Jethro's Braindump

Riken AIP Workshop 2019

Weakly Supervised Classification

Motivation

  • Machine learning from big data is already successful
  • In some cases, massive labelled data is not available
  • Classification from limited information

Supervised Classification

A large number of labeled samples yield better classification performance. Optimal convergence rate is \(O(n^{-\frac{1}{2}})\).

Unsupervised Classification

Since collecting labelled samples is costly, we can learn a classifier from unlabelled data. This is equivalent to clustering

Semi-supervised Classification

  • Use a large number of unlabelled samples and a small number of labelled samples.
  • Find a decision boundary along cluster structure induced by unlabelled samples.

Positive Unlabelled Classification

Given positive and unlabelled samples:

\begin{equation} {x_i^P}_{i=1}^{n_P} \sim P(x | y = + 1) \end{equation}

\begin{equation} {x_i^U}_{i=1}^{n_U} \sim P(x) \end{equation}

Risk of classifier can be decomposed into two terms:

  1. Risk for positive data
  2. Risk for negative data

Since we do not have negative data in the positive unlabelled data in the PU setting, the risk cannot be directly estimated.

U-density is a mixture of positive and negative densities:

\begin{equation} R(f) = \pi E_{p(x|y=+1)} \left[ l(f(x)) \right] + (1-\pi) E_{p(x|y=-1)}\left[ l(-f(x)) \right] \end{equation}

Through this we can find an unbiased risk estimator.

Estimating error bounds, we can show that PU learning can be better than PN provided a large number of PU data.

PNU Classification

  • Train PU, PN, and NU classification, and combine them.
  • Unlabelled data always helps without cluster assumptions
  • Use unlabelled data for loss evaluation (reducing the bias), not for regularisation.

Pconf Classification

Only positive data is available:

  1. data from rival companies cannot be obtained
  2. Only successful examples are available

If we have positive data with confidence, we can train a classifier.

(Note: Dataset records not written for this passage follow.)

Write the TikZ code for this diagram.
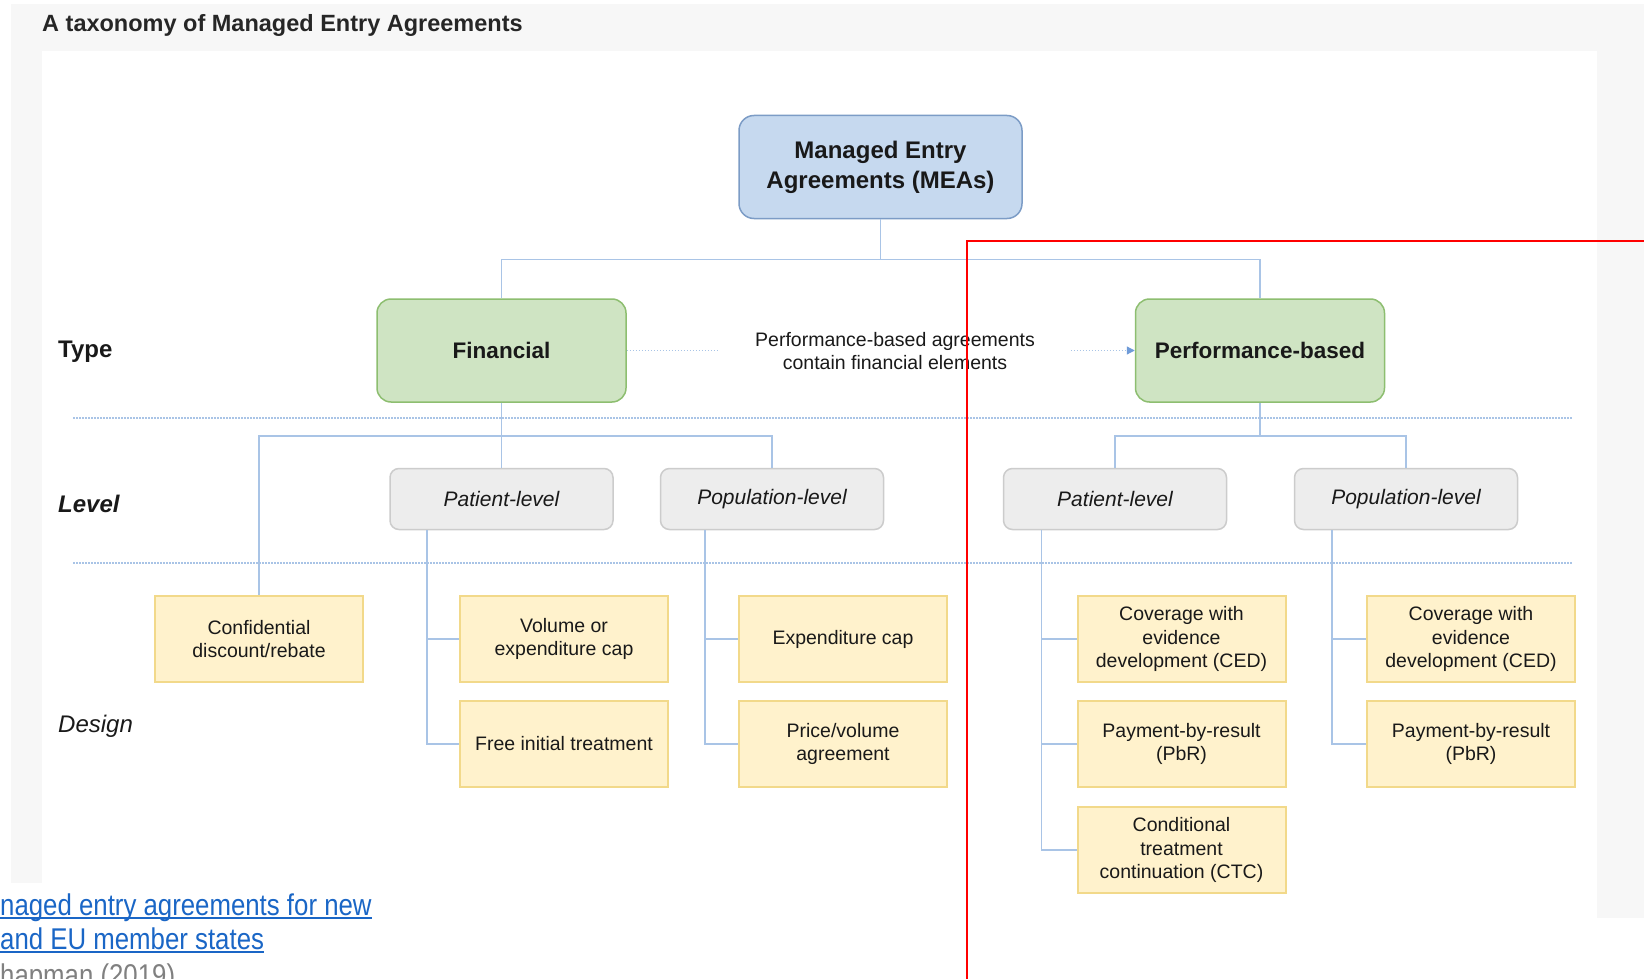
\documentclass[tikz,border=0pt]{standalone}
\usepackage{fontspec}
\setmainfont{Liberation Sans}
\newfontfamily\capfont[FakeStretch=0.86]{Liberation Sans}
\usetikzlibrary{arrows.meta}

\definecolor{meafill}{HTML}{C6D9EF}
\definecolor{meaedge}{HTML}{7C9CC6}
\definecolor{typefill}{HTML}{CFE4C3}
\definecolor{typeedge}{HTML}{8DBE70}
\definecolor{lvlfill}{HTML}{EDEDED}
\definecolor{lvledge}{HTML}{CCCCCC}
\definecolor{mechfill}{HTML}{FFF2CC}
\definecolor{mechedge}{HTML}{F2D98A}
\definecolor{wire}{HTML}{A9C4E6}
\definecolor{tipblue}{HTML}{6F9BD8}
\definecolor{pagegray}{HTML}{F7F7F7}
\definecolor{linkblue}{HTML}{1A66C6}

\newcommand{\fs}[2]{\fontsize{#1}{#2}\selectfont}
\newsavebox{\ulbox}
\newcommand{\uln}[1]{\sbox{\ulbox}{#1}\rlap{\rule[-3.75pt]{\wd\ulbox}{1.5pt}}\usebox{\ulbox}}

\begin{document}
\begin{tikzpicture}[
  x=1pt, y=-1pt,
  box/.style={
    draw, align=center, inner sep=0pt, line width=1.5pt, text=black!90,
  },
  root/.style={box, rounded corners=15pt, fill=meafill, draw=meaedge,
    minimum width=283pt, minimum height=103pt, font=\bfseries\fs{24}{30}},
  typebox/.style={box, rounded corners=14pt, fill=typefill, draw=typeedge,
    minimum width=249pt, minimum height=103pt, font=\bfseries\fs{22.5}{27}},
  lvl/.style={box, rounded corners=9pt, fill=lvlfill, draw=lvledge,
    minimum width=223pt, minimum height=61pt, font=\itshape\fs{21}{25}},
  mech/.style={box, fill=mechfill, draw=mechedge, line width=2pt,
    minimum width=208pt, minimum height=86pt, font=\fs{19.5}{23.5}},
  tier/.style={anchor=base west, inner sep=0pt, text=black!90},
  note/.style={fill=white, align=center, inner xsep=35pt, inner ysep=0pt,
    font=\fs{19.5}{23}, text=black!90},
  cite/.style={anchor=base west, inner sep=0pt, font=\capfont\fs{30}{36}},
  link/.style={draw=wire, line width=1.5pt},
  sep/.style={draw=wire, line width=1.2pt, dash pattern=on 1.5pt off 1.5pt},
  dotlink/.style={sep, -{Triangle[length=8pt, width=8pt, color=tipblue]}},
]
\useasboundingbox (0,0) rectangle (1644,979);

% ---- Page: grey frame, white panel ---------------------------------------
\fill[white] (0,0) rectangle (1644,979);
\fill[pagegray] (11,4) rectangle (1644,918);
\fill[white] (42,51) rectangle (1597,918);
\fill[white] (0,883) rectangle (42,918);

\node[tier, font=\bfseries\fs{23.5}{28}, text=black!85] (title) at (42,32)
  {A taxonomy of Managed Entry Agreements};

% ---- Row separators ------------------------------------------------------
\draw[sep] (73,418) -- (1573,418);
\draw[sep] (73,563) -- (1573,563);

% ---- Row labels ----------------------------------------------------------
\node[tier, font=\bfseries\fs{24}{29}] (typelab) at (58,357) {Type};
\node[tier, font=\bfseries\itshape\fs{24}{29}] (levellab) at (58,512) {Level};
\node[tier, font=\itshape\fs{24}{29}] (designlab) at (58,732) {Design};

% ---- Root and the two types ----------------------------------------------
\node[root] (mea) at (880.5,167) {Managed Entry\\Agreements (MEAs)};
\node[typebox] (fin)  at (501.5,350.5) {Financial};
\node[typebox] (perf) at (1260,350.5)  {Performance-based};

% ---- Levels --------------------------------------------------------------
\node[lvl] (finpat)  at (501.5,499) {Patient-level};
\node[lvl] (finpop)  at (772,499)   {Population-level};
\node[lvl] (perfpat) at (1115,499)  {Patient-level};
\node[lvl] (perfpop) at (1406,499)  {Population-level};

% ---- Designs -------------------------------------------------------------
\node[mech] (conf)     at (259,639)    {Confidential\\discount/rebate};
\node[mech] (volcap)   at (564,639)    {Volume or\\expenditure cap};
\node[mech] (freetx)   at (564,744)    {Free initial treatment};
\node[mech] (expcap)   at (843,639)    {Expenditure cap};
\node[mech] (pricevol) at (843,744)    {Price/volume\\agreement};
\node[mech] (cedpat)   at (1181.5,639) {Coverage with\\evidence\\development (CED)};
\node[mech] (pbrpat)   at (1181.5,744) {Payment-by-result\\(PbR)};
\node[mech] (ctc)      at (1181.5,850) {Conditional\\treatment\\continuation (CTC)};
\node[mech] (cedpop)   at (1471,639)   {Coverage with\\evidence\\development (CED)};
\node[mech] (pbrpop)   at (1471,744)   {Payment-by-result\\(PbR)};

% ---- Tree connectors -----------------------------------------------------
\draw[link] (mea.south) -- ++(0,40) -| (fin.north);
\draw[link] (mea.south) -- ++(0,40) -| (perf.north);

\draw[link] (fin.south) -- ++(0,33) -| (conf.north);
\draw[link] (fin.south) -- (finpat.north);
\draw[link] (fin.south) -- ++(0,33) -| (finpop.north);

\draw[link] (perf.south) -- ++(0,33) -| (perfpat.north);
\draw[link] (perf.south) -- ++(0,33) -| (perfpop.north);

% ---- Rails from the levels down to the designs ---------------------------
\coordinate (railfa) at ([xshift=-32pt]volcap.west);
\coordinate (railfb) at ([xshift=-33pt]expcap.west);
\coordinate (railpa) at ([xshift=-35pt]cedpat.west);
\coordinate (railpb) at ([xshift=-34pt]cedpop.west);

\draw[link] (railfa |- finpat.south) |- (volcap.west);
\draw[link] (railfa |- finpat.south) |- (freetx.west);
\draw[link] (railfb |- finpop.south) |- (expcap.west);
\draw[link] (railfb |- finpop.south) |- (pricevol.west);
\draw[link] (railpa |- perfpat.south) |- (cedpat.west);
\draw[link] (railpa |- perfpat.south) |- (pbrpat.west);
\draw[link] (railpa |- perfpat.south) |- (ctc.west);
\draw[link] (railpb |- perfpop.south) |- (cedpop.west);
\draw[link] (railpb |- perfpop.south) |- (pbrpop.west);

% ---- Financial elements inside performance-based --------------------------
\draw[dotlink] (fin.east) -- (perf.west);
\node[note] (elements) at (895,351)
  {Performance-based agreements\\contain financial elements};

% ---- Caption below the figure --------------------------------------------
\node[cite, text=linkblue] (src1) at (0,915) {\uln{naged entry agreements for new}};
\node[cite, text=linkblue] (src2) at (0,949) {\uln{and EU member states}};
\node[cite, text=black!50] (src3) at (0,985) {hapman (2019)};

% ---- Red marker ----------------------------------------------------------
\draw[red, line width=2pt] (967,979) -- (967,241) -- (1644,241);

\end{tikzpicture}
\end{document}
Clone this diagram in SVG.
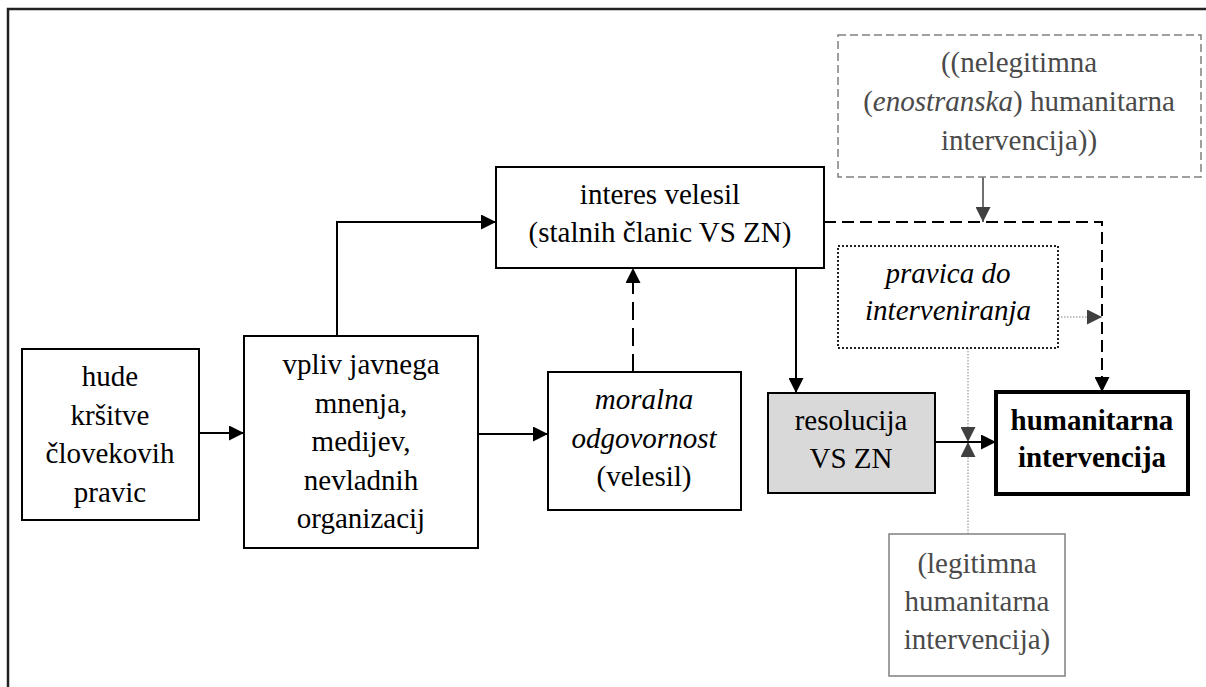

Others: Similar-unlabelled etc.

Fast Computation of Uncertainty in Deep Learning

author
Emtiyaz Khan
links
https://emtiyaz.github.io/

Uncertainty quantifies the confidence in the prediction of a model, i.e., how much it does not know.

Uncertainty in Deep Learning

\begin{equation} p(D|\theta) = \prod_{i=1}^{N} p(y_i | f_\theta (x_i)) \end{equation}

Data given parameters, output given NN(input)

  1. Generate a prior distribution \(\theta \sim p(\theta)\)

Approximating Inference with Gradients

\begin{equation} p(\theta | D) \approx q(\theta) = N(\theta | \mu, \sigma^2) \end{equation}

Find the \(\mu\) and \(\sigma^2\) such that \(q\) is close to the posterior distribution.

\begin{equation} max L(\mu, \sigma^2) = E_q\left[ \log \frac{p(\theta)}{q(\theta)} \right] + \sum_{i=1}^N E_q \left[ \log p(D_i|\theta) \right] \end{equation}

Using natural-gradients leads to faster and simpler algorithm than gradients methods.

Data-efficient Probabilistic Machine Learning

Bryan Low

Gaussian Process (GP) Models for Big Data.

Gaussian Process

  • Is a rich class of Bayesian, non-parametric models
  • A GP is a collection of rvs any finite subset of which belongs to a univariate

Task Setting

  • Agent explores unknown environment modelled by GP
  • Every location has a reward

Lipschitz Continuous Reward Functions

\begin{equation} R(z_t, s_t) \overset{\Delta}{=} R_1(z_t) + R_2(z_t) + R_3(s_t) \end{equation}

  • R_1 Lipschitz continuous (current measurement)
  • R_2 Lipschitz continuous after convolution with Gaussian kernel (current measurement)
  • R_3 Location History, independent of current measurement